- [RAW DATA]:
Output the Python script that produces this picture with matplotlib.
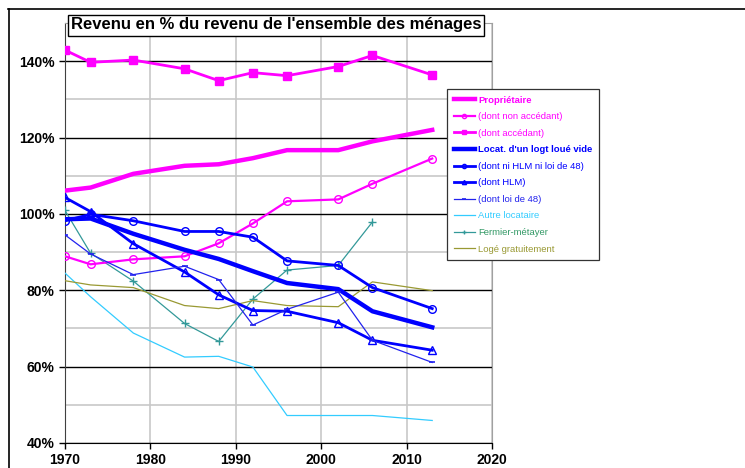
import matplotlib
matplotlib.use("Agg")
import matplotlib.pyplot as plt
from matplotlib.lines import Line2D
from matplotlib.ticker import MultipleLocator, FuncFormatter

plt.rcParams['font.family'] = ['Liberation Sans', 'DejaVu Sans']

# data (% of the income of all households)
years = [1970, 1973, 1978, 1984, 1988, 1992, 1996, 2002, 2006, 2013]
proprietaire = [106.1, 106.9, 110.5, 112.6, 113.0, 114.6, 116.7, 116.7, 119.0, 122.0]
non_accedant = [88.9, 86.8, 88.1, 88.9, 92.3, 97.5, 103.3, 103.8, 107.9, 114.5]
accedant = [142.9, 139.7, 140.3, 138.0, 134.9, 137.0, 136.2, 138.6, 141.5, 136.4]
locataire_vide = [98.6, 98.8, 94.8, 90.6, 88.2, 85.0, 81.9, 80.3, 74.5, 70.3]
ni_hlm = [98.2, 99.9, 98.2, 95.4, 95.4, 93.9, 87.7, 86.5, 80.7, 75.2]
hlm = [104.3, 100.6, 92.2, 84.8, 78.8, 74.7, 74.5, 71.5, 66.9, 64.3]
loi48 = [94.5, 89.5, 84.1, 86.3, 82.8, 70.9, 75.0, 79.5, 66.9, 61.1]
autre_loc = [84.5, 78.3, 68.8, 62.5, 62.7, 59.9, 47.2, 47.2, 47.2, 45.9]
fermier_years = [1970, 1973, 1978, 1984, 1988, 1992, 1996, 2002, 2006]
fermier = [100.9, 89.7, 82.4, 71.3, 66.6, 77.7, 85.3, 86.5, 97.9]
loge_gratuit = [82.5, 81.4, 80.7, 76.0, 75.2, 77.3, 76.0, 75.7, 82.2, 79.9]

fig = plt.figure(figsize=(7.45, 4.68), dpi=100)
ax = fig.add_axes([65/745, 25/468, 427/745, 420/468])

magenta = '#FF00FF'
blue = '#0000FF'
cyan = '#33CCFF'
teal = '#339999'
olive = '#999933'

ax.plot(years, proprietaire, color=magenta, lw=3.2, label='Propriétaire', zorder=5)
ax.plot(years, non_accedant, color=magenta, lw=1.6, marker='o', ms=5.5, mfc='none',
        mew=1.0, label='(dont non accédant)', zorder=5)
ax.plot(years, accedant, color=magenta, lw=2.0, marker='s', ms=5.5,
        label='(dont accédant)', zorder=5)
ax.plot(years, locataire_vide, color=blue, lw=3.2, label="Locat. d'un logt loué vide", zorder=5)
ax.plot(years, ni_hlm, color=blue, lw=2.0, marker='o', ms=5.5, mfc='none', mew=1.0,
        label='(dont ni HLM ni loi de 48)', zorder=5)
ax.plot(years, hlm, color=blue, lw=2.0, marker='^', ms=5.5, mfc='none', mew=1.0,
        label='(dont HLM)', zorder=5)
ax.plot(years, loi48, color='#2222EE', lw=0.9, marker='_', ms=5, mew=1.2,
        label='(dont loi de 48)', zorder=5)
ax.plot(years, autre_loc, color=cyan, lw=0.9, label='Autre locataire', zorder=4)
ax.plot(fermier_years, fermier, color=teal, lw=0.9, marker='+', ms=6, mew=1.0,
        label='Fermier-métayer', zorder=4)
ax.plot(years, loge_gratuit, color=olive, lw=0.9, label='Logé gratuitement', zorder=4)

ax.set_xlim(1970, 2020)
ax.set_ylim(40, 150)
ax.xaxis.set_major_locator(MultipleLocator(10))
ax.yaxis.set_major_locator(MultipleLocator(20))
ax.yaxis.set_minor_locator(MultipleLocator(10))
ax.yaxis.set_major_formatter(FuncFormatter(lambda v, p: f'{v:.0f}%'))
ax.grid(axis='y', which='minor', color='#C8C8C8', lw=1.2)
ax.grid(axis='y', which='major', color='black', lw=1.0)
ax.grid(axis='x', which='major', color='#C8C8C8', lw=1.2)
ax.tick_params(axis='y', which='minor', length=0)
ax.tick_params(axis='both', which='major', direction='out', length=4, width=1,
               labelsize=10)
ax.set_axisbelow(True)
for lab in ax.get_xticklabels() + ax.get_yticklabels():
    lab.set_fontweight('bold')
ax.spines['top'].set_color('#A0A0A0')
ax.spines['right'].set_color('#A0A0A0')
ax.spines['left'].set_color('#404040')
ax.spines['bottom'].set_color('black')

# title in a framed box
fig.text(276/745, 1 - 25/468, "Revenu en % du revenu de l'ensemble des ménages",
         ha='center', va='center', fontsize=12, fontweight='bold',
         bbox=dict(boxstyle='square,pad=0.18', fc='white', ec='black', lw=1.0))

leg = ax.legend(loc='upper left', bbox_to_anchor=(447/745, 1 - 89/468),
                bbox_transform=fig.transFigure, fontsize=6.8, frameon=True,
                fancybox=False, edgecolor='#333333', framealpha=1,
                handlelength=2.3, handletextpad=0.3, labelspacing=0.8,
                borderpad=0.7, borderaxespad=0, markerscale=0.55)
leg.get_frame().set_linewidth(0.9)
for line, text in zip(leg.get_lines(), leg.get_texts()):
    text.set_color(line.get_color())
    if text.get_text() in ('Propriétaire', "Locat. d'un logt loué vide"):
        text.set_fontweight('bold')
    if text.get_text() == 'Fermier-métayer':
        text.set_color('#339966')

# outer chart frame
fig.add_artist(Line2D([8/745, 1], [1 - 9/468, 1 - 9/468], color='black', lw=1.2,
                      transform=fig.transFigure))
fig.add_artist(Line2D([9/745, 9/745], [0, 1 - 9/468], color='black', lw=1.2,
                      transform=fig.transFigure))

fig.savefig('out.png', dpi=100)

- [PROBLEM DESCRIPTION]:
Starting at the top of the listing above, reproduce each line up to and including the one with "olive = '#999933'"; omit the pictures.

- [THE RESPONSE]:
Output the Python script that produces this picture with matplotlib.
import matplotlib
matplotlib.use("Agg")
import matplotlib.pyplot as plt
from matplotlib.lines import Line2D
from matplotlib.ticker import MultipleLocator, FuncFormatter

plt.rcParams['font.family'] = ['Liberation Sans', 'DejaVu Sans']

# data (% of the income of all households)
years = [1970, 1973, 1978, 1984, 1988, 1992, 1996, 2002, 2006, 2013]
proprietaire = [106.1, 106.9, 110.5, 112.6, 113.0, 114.6, 116.7, 116.7, 119.0, 122.0]
non_accedant = [88.9, 86.8, 88.1, 88.9, 92.3, 97.5, 103.3, 103.8, 107.9, 114.5]
accedant = [142.9, 139.7, 140.3, 138.0, 134.9, 137.0, 136.2, 138.6, 141.5, 136.4]
locataire_vide = [98.6, 98.8, 94.8, 90.6, 88.2, 85.0, 81.9, 80.3, 74.5, 70.3]
ni_hlm = [98.2, 99.9, 98.2, 95.4, 95.4, 93.9, 87.7, 86.5, 80.7, 75.2]
hlm = [104.3, 100.6, 92.2, 84.8, 78.8, 74.7, 74.5, 71.5, 66.9, 64.3]
loi48 = [94.5, 89.5, 84.1, 86.3, 82.8, 70.9, 75.0, 79.5, 66.9, 61.1]
autre_loc = [84.5, 78.3, 68.8, 62.5, 62.7, 59.9, 47.2, 47.2, 47.2, 45.9]
fermier_years = [1970, 1973, 1978, 1984, 1988, 1992, 1996, 2002, 2006]
fermier = [100.9, 89.7, 82.4, 71.3, 66.6, 77.7, 85.3, 86.5, 97.9]
loge_gratuit = [82.5, 81.4, 80.7, 76.0, 75.2, 77.3, 76.0, 75.7, 82.2, 79.9]

fig = plt.figure(figsize=(7.45, 4.68), dpi=100)
ax = fig.add_axes([65/745, 25/468, 427/745, 420/468])

magenta = '#FF00FF'
blue = '#0000FF'
cyan = '#33CCFF'
teal = '#339999'
olive = '#999933'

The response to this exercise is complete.